▶ _What to work on_
Starting at the first line of the listing below, repeat each line exactly until the line containing "COL_RR, COL_CI = px(976), px(1058)", which you include. Leave out pictures.
========
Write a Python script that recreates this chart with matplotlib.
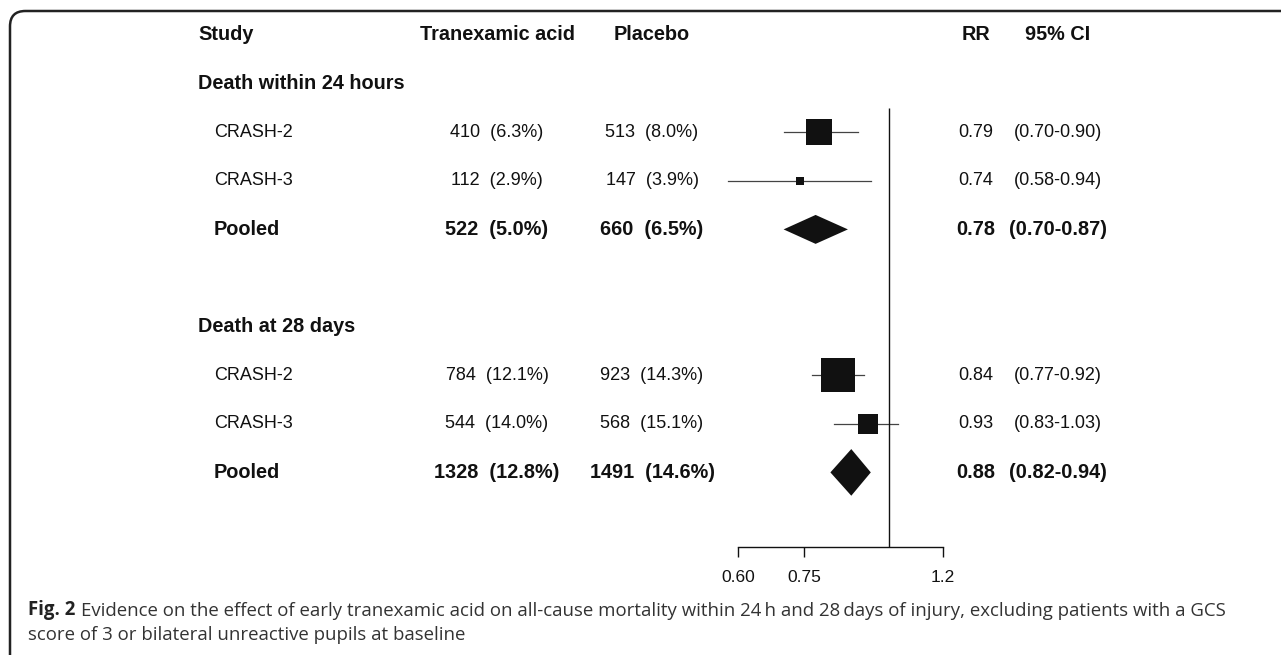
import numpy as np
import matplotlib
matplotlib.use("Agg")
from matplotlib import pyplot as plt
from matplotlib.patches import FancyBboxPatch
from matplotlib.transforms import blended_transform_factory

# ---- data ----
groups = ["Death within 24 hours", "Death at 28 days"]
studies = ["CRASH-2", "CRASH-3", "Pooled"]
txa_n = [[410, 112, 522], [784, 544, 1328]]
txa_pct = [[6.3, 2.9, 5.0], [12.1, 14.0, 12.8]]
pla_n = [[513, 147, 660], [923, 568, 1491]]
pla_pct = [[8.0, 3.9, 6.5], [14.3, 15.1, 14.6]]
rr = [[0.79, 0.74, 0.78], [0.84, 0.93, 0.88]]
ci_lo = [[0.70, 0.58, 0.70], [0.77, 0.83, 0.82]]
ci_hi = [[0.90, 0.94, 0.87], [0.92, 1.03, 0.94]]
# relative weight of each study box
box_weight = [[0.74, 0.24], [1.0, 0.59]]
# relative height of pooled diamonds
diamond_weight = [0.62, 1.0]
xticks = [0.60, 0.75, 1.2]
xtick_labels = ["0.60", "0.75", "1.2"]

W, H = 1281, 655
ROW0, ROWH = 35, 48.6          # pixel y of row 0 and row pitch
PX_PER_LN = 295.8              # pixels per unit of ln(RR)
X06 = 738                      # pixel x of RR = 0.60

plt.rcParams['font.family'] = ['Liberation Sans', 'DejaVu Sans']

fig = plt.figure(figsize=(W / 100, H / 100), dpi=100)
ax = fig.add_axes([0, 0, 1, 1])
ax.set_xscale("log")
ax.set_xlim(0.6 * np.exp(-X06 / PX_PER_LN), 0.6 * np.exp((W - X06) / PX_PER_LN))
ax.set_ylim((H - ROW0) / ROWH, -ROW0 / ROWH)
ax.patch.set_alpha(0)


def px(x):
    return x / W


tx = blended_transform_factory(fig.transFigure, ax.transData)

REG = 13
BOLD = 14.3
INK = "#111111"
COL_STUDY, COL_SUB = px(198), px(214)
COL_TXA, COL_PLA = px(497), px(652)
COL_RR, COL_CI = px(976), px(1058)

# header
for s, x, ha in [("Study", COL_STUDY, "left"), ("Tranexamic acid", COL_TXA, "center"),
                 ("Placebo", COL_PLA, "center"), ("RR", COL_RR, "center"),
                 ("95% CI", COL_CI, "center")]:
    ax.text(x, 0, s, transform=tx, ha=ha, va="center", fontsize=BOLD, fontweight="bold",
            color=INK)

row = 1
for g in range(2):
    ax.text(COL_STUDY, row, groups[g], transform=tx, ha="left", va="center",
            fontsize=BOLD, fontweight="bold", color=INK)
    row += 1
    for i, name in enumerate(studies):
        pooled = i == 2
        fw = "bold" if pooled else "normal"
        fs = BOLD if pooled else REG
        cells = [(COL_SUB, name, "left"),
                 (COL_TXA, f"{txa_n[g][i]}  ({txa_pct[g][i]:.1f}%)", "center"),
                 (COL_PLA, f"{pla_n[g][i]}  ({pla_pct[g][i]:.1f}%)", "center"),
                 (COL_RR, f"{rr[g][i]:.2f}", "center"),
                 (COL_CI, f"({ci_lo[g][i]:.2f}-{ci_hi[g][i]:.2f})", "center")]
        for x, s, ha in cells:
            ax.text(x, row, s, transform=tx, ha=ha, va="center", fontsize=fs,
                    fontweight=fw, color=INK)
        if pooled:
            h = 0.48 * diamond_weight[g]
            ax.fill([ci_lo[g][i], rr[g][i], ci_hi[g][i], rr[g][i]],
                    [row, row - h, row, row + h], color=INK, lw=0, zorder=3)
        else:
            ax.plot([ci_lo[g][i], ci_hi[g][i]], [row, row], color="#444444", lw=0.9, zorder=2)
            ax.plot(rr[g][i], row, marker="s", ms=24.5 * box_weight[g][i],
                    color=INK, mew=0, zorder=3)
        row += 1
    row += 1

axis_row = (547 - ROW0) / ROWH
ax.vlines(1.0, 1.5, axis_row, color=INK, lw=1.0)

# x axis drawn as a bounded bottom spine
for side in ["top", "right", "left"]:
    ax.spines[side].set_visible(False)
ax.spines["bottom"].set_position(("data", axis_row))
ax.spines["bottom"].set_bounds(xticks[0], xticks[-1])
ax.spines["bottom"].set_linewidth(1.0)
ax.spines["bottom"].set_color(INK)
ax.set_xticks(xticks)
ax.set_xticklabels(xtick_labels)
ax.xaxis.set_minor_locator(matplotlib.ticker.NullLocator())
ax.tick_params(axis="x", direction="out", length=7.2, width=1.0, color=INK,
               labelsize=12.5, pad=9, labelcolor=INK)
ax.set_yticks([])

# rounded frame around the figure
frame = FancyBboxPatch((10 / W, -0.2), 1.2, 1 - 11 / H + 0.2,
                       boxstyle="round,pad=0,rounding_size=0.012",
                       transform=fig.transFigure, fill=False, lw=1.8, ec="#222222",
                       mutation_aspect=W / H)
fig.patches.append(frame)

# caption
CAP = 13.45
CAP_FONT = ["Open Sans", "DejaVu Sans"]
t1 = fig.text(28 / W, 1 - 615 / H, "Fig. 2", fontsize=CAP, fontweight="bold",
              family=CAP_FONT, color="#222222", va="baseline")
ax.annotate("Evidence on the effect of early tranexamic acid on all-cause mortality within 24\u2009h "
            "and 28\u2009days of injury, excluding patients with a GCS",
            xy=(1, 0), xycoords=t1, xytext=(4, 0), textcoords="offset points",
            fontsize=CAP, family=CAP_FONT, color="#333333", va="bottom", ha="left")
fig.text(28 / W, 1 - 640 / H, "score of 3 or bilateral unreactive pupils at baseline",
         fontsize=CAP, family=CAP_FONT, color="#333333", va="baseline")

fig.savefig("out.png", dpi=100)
========
▶ _Result_
Write a Python script that recreates this chart with matplotlib.
import numpy as np
import matplotlib
matplotlib.use("Agg")
from matplotlib import pyplot as plt
from matplotlib.patches import FancyBboxPatch
from matplotlib.transforms import blended_transform_factory

# ---- data ----
groups = ["Death within 24 hours", "Death at 28 days"]
studies = ["CRASH-2", "CRASH-3", "Pooled"]
txa_n = [[410, 112, 522], [784, 544, 1328]]
txa_pct = [[6.3, 2.9, 5.0], [12.1, 14.0, 12.8]]
pla_n = [[513, 147, 660], [923, 568, 1491]]
pla_pct = [[8.0, 3.9, 6.5], [14.3, 15.1, 14.6]]
rr = [[0.79, 0.74, 0.78], [0.84, 0.93, 0.88]]
ci_lo = [[0.70, 0.58, 0.70], [0.77, 0.83, 0.82]]
ci_hi = [[0.90, 0.94, 0.87], [0.92, 1.03, 0.94]]
# relative weight of each study box
box_weight = [[0.74, 0.24], [1.0, 0.59]]
# relative height of pooled diamonds
diamond_weight = [0.62, 1.0]
xticks = [0.60, 0.75, 1.2]
xtick_labels = ["0.60", "0.75", "1.2"]

W, H = 1281, 655
ROW0, ROWH = 35, 48.6          # pixel y of row 0 and row pitch
PX_PER_LN = 295.8              # pixels per unit of ln(RR)
X06 = 738                      # pixel x of RR = 0.60

plt.rcParams['font.family'] = ['Liberation Sans', 'DejaVu Sans']

fig = plt.figure(figsize=(W / 100, H / 100), dpi=100)
ax = fig.add_axes([0, 0, 1, 1])
ax.set_xscale("log")
ax.set_xlim(0.6 * np.exp(-X06 / PX_PER_LN), 0.6 * np.exp((W - X06) / PX_PER_LN))
ax.set_ylim((H - ROW0) / ROWH, -ROW0 / ROWH)
ax.patch.set_alpha(0)


def px(x):
    return x / W


tx = blended_transform_factory(fig.transFigure, ax.transData)

REG = 13
BOLD = 14.3
INK = "#111111"
COL_STUDY, COL_SUB = px(198), px(214)
COL_TXA, COL_PLA = px(497), px(652)
COL_RR, COL_CI = px(976), px(1058)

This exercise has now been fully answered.